Le juriste conclut sans détour : "d'un strict point de vue de la science juridique, M. Thiam est bel et bien apatride". Il précise toutefois que cette situation "n'est pas imputable aux autorités ivoiriennes" mais résulte de la décision des autorités françaises de le libérer de son allégeance sans s'assurer qu'il ne deviendrait pas apatride.

La conclusion de l'analyse de Bonin dépasse le cadre strictement juridique pour aborder des considérations politiques. "À la décharge du DACP, je peux comprendre que, pour sauver la face, les deux pays, la France et la Côte d'Ivoire, aient trouvé un modus vivendi pour régler l'imbroglio juridique", reconnaît-il. Mais il cite aussitôt Me François Serres : "quand la politique entre dans le prétoire, le droit sort par la fenêtre".

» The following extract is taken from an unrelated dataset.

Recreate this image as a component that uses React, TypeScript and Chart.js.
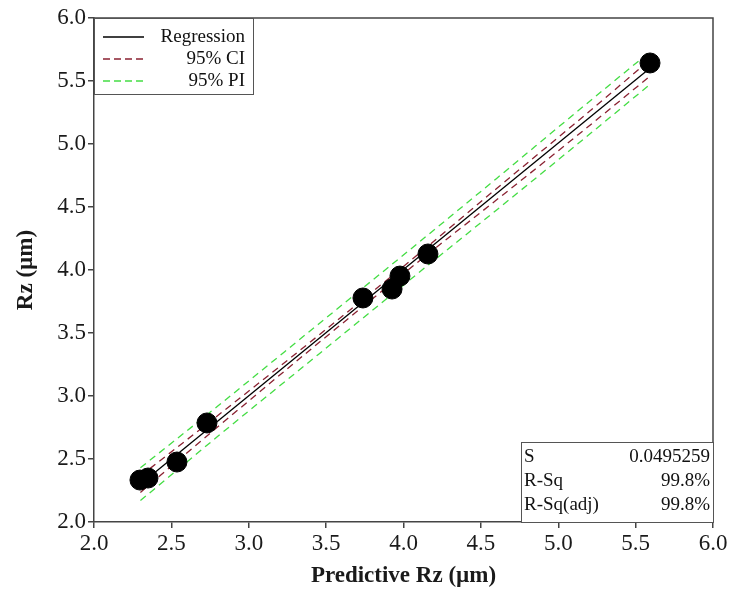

Face à cette situation, le juriste préconise "une abrogation pure et simple de l'article 48-1 querellé du CN" pour "éviter ce type de contorsions juridiques". Cette réforme contribuerait selon lui à "durablement préserver notre environnement politique et à consolider la relative cohésion sociale qui règne dans le pays depuis une quinzaine d'années", suggérant ainsi que la législation actuelle est devenue inadaptée aux réalités sociopolitiques de la Côte d'Ivoire contemporaine.